Saturday began at 7:00 am when I heard voices in the living room. I got up to find Lydia, Martha and Walter up and at ‘em in the living room. My guests have moved in and have made my home theirs. They look after themselves well. Martha made pancakes for breakfast after rummaging around the larder and finding all the ingredients she needed. Then we went to the Farmers’ Market.

While at the market, at one point I found myself alone and, looking around, it seemed like there were thousands of people and all of them were coming toward me. I felt quite distressed, and I should have known what was coming. I had the longest and roughest seizure I’ve had in years. Luckily Paula was nearby, and she was on me as soon as she saw me in trouble. It was really awful. At one point, I thought I was going to lose consciousness; I could not get ait into my lungs.

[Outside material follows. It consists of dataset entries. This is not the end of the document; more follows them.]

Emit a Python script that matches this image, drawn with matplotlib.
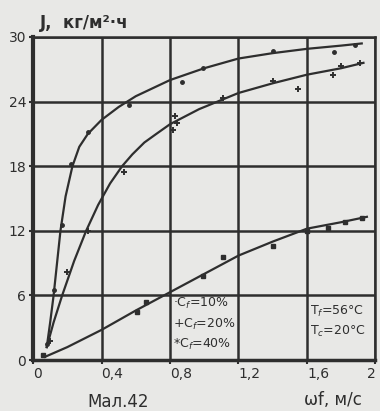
import matplotlib.pyplot as plt

# curves (lines)
x_10 = [0.08, 0.10, 0.12, 0.14, 0.16, 0.19, 0.23, 0.27, 0.32, 0.40, 0.50, 0.60, 0.80, 1.00, 1.20, 1.40, 1.60, 1.80, 1.92]
y_10 = [1.2, 3.5, 6.0, 9.0, 12.0, 15.2, 18.0, 19.8, 21.0, 22.3, 23.5, 24.5, 26.0, 27.1, 28.0, 28.5, 28.9, 29.2, 29.4]
x_20 = [0.08, 0.12, 0.17, 0.24, 0.31, 0.38, 0.45, 0.52, 0.58, 0.65, 0.72, 0.80, 0.97, 1.20, 1.40, 1.60, 1.80, 1.93]
y_20 = [1.2, 3.5, 6.0, 9.2, 12.0, 14.4, 16.4, 18.0, 19.1, 20.2, 21.0, 21.9, 23.3, 24.8, 25.7, 26.5, 27.1, 27.6]
x_40 = [0.07, 0.20, 0.40, 0.60, 0.80, 1.00, 1.20, 1.40, 1.60, 1.80, 1.95]
y_40 = [0.3, 1.2, 2.8, 4.6, 6.3, 8.0, 9.7, 11.0, 12.2, 12.8, 13.3]

# measured points
px_10 = [0.08, 0.12, 0.17, 0.22, 0.32, 0.56, 0.87, 0.99, 1.40, 1.76, 1.88]
py_10 = [1.5, 6.5, 12.5, 18.2, 21.2, 23.7, 25.8, 27.1, 28.7, 28.6, 29.3]
px_20 = [0.10, 0.20, 0.32, 0.53, 0.82, 0.83, 0.84, 1.11, 1.40, 1.55, 1.75, 1.80, 1.91]
py_20 = [1.8, 8.2, 12.0, 17.5, 21.4, 22.7, 22.0, 24.3, 25.9, 25.2, 26.5, 27.3, 27.6]
px_40 = [0.06, 0.61, 0.66, 0.99, 1.11, 1.40, 1.60, 1.72, 1.82, 1.92]
py_40 = [0.5, 4.5, 5.4, 7.8, 9.6, 10.6, 12.0, 12.3, 12.8, 13.2]

x_ticks = [0, 0.4, 0.8, 1.2, 1.6, 2.0]
x_labels = ['0', '0,4', '0,8', '1,2', '1,6', '2']
y_ticks = [0, 6, 12, 18, 24, 30]

paper = '#e8e8e6'
ink = '#2e2e2e'

fig = plt.figure(figsize=(3.8, 4.11), dpi=100, facecolor=paper)
ax = fig.add_axes([0.087, 0.124, 0.901, 0.786])
ax.set_facecolor(paper)

ax.plot(x_10, y_10, color=ink, lw=1.6)
ax.plot(x_20, y_20, color=ink, lw=1.6)
ax.plot(x_40, y_40, color=ink, lw=1.6)
ax.plot(px_10, py_10, '.', color=ink, ms=5)
ax.plot(px_20, py_20, '+', color=ink, ms=5, mew=1.4)
ax.plot(px_40, py_40, 's', color=ink, ms=3)

ax.set_xlim(0, 2)
ax.set_ylim(0, 30)
ax.set_xticks(x_ticks)
ax.set_xticklabels(x_labels)
ax.set_yticks(y_ticks)
ax.grid(True, color=ink, lw=1.8)
for s in ax.spines.values():
    s.set_color(ink)
    s.set_linewidth(1.8)
ax.spines['left'].set_linewidth(3)
ax.spines['bottom'].set_linewidth(2.5)
ax.tick_params(colors=ink, labelsize=10, length=3, width=1.5, pad=2)
xl = ax.get_xticklabels()
for lab in xl[:-1]:
    lab.set_horizontalalignment('left')
xl[-1].set_horizontalalignment('right')

ax.text(0.02, 1.015, 'J,  кг/м²·ч', transform=ax.transAxes, fontsize=12,
        color=ink, fontweight='bold', va='bottom')

ax.text(0.82, 4.9, '·C$_f$=10%', fontsize=9, color=ink)
ax.text(0.82, 3.0, '+C$_f$=20%', fontsize=9, color=ink)
ax.text(0.82, 1.1, '*C$_f$=40%', fontsize=9, color=ink)
ax.text(1.62, 4.2, 'T$_f$=56°C', fontsize=9, color=ink)
ax.text(1.62, 2.3, 'T$_c$=20°C', fontsize=9, color=ink)

fig.text(0.23, 0.01, 'Мал.42', fontsize=12, color=ink)
fig.text(0.80, 0.015, 'ωf, м/с', fontsize=12, color=ink)

fig.savefig('out.png', dpi=100, facecolor=paper)
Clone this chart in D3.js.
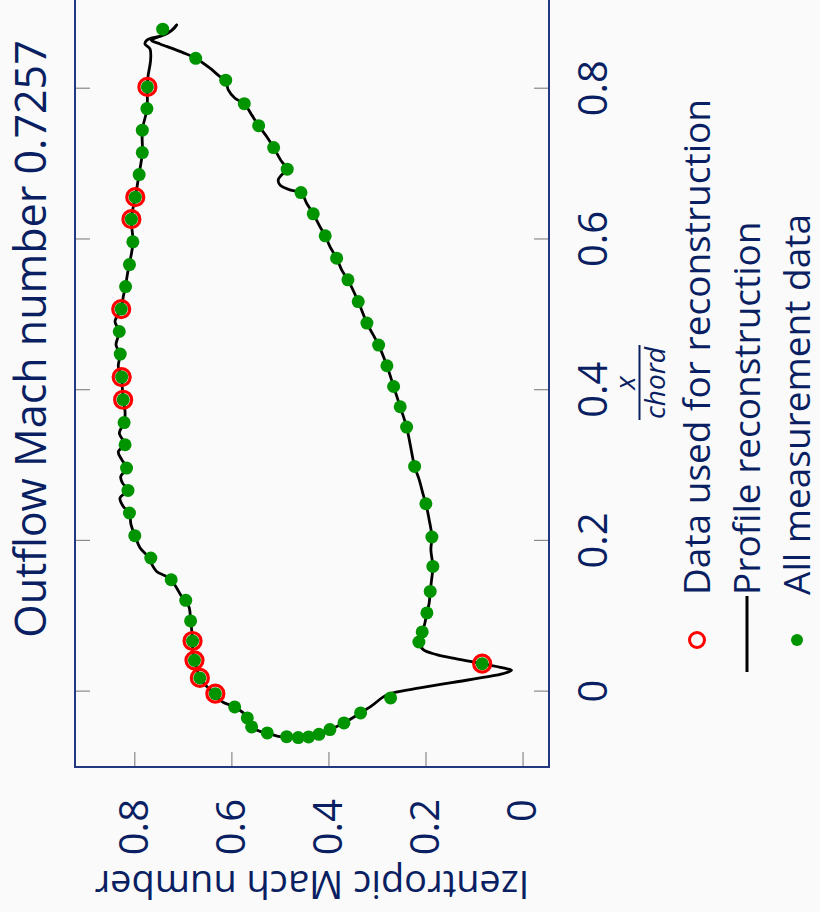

So, we left the Farmers’ Market. Everyone went shopping for supplies for dinner, but David came home with me. I desperately needed to chill. We improvised lunch from leftovers and market purchases and then I went to bed for a good long nap. When I awoke, I was thrilled to discover Ben and Walter chatting with Issa and Merrill. 

Late afternoon was spent playing board games at the table in the garden. It was a blast. Walter spent lots of time with Issa and the afternoon passed wonderfully, and then we came indoors for dinner (quiche) and then my guests got busy packing up for today’s departure before playing more games together. 

We were all up at 6:30 this morning, and at 7:30 they pulled out of my driveway to head for the 8:10 ferry. I watched the ferry lineup on the Ferry Cam and saw that they made it onto the ferry they wanted.  

I’m very, very happy to be back to solitude. Walter, 18 months old, was in a foul mood when he arrived, all screaming and crying. I thought: This is going to be a long, long and trying visit. But yesterday, Walt was in great spirits, and I had him playing games with me. It was a really great, easy day yesterday except for the nasty seizure.

Today Sheba and I will go on the big community dog walk, and then I’ll come home to chill. I’ll do some watering and then settle down with Bruno on the chaise. It’s Sunday! My day! No guilt day! Indulgence day! And I’m ready for it. I loved the visit of my guests, but I’m very, very happy to be alone again on a quiet gentle day.